> [RAW DATA]:

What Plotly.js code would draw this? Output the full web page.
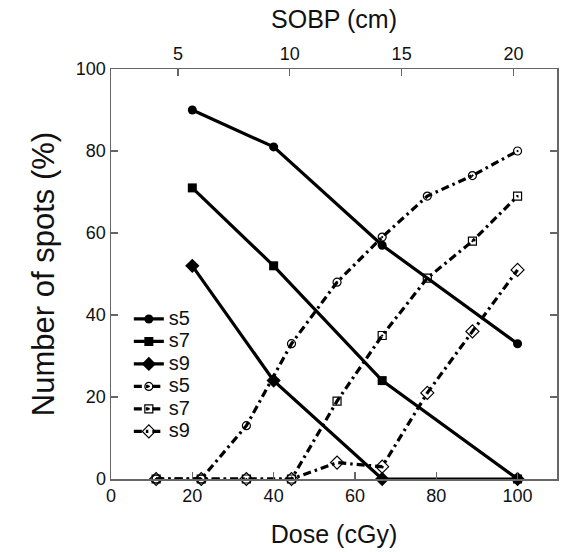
---
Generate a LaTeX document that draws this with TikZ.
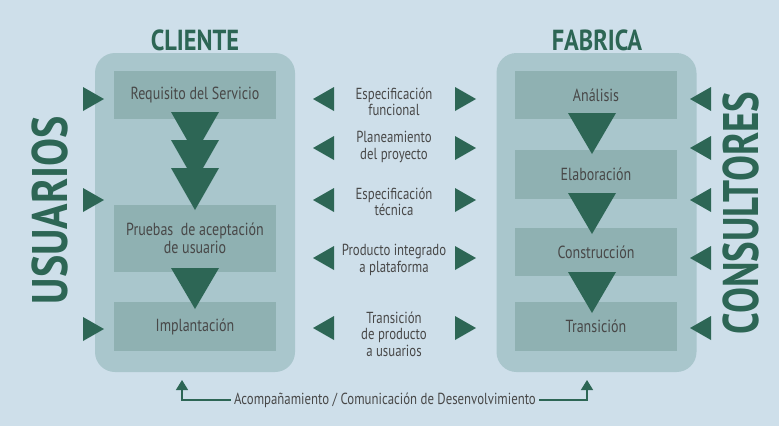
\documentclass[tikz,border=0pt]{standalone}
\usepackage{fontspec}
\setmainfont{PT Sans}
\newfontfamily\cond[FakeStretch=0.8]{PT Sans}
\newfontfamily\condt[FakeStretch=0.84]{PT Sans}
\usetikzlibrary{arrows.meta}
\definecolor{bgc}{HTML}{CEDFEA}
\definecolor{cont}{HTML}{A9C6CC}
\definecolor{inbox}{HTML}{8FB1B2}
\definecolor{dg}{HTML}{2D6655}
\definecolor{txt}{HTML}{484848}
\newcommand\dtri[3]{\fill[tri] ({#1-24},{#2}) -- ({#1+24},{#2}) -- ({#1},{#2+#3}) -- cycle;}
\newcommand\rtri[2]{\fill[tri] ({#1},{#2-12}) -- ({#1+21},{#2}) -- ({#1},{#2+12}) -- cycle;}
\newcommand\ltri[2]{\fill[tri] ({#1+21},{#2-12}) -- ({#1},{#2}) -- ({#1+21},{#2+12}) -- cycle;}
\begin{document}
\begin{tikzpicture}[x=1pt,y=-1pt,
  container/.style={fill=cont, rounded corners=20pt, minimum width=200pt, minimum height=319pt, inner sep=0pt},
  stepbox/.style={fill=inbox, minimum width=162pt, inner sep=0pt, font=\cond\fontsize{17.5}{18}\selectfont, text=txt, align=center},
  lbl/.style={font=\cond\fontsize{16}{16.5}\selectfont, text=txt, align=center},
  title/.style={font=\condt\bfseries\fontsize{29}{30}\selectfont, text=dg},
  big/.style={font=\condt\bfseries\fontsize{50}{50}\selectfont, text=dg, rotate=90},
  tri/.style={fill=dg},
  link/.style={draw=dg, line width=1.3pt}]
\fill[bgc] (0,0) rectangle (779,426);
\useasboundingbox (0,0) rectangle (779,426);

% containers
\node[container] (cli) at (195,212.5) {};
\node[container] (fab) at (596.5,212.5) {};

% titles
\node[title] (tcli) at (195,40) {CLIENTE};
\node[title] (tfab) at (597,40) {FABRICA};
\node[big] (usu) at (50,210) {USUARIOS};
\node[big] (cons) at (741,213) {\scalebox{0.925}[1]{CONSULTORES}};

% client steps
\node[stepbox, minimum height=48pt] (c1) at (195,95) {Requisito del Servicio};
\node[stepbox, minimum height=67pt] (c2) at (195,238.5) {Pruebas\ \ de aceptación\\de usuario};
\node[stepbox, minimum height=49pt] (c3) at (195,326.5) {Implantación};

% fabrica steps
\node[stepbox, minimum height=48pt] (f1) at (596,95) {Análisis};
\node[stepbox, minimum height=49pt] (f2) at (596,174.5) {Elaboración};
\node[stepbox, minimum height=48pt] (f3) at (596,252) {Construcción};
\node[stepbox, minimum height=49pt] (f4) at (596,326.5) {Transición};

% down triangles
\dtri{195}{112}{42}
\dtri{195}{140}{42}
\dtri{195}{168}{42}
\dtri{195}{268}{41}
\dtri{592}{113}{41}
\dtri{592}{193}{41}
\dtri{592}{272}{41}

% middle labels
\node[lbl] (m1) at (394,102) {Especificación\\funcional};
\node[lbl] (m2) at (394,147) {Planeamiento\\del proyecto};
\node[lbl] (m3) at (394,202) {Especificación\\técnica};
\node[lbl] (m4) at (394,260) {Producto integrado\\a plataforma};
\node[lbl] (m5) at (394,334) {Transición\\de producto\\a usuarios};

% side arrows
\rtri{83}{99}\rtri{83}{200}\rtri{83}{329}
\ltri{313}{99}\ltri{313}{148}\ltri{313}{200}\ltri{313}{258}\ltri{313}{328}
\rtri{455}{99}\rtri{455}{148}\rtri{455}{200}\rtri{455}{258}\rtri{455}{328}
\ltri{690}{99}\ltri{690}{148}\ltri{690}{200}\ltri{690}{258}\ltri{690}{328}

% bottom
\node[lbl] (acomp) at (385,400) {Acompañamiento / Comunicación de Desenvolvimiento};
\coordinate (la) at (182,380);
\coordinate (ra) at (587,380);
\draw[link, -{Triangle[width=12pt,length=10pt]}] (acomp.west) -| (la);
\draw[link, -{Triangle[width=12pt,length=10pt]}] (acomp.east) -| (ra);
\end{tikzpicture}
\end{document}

> [WHAT IS NEEDED]: Locate the lines above that hold the word "this". Show every one of them.

> [CORRECT RESPONSE]:
What Plotly.js code would draw this? Output the full web page.
Generate a LaTeX document that draws this with TikZ.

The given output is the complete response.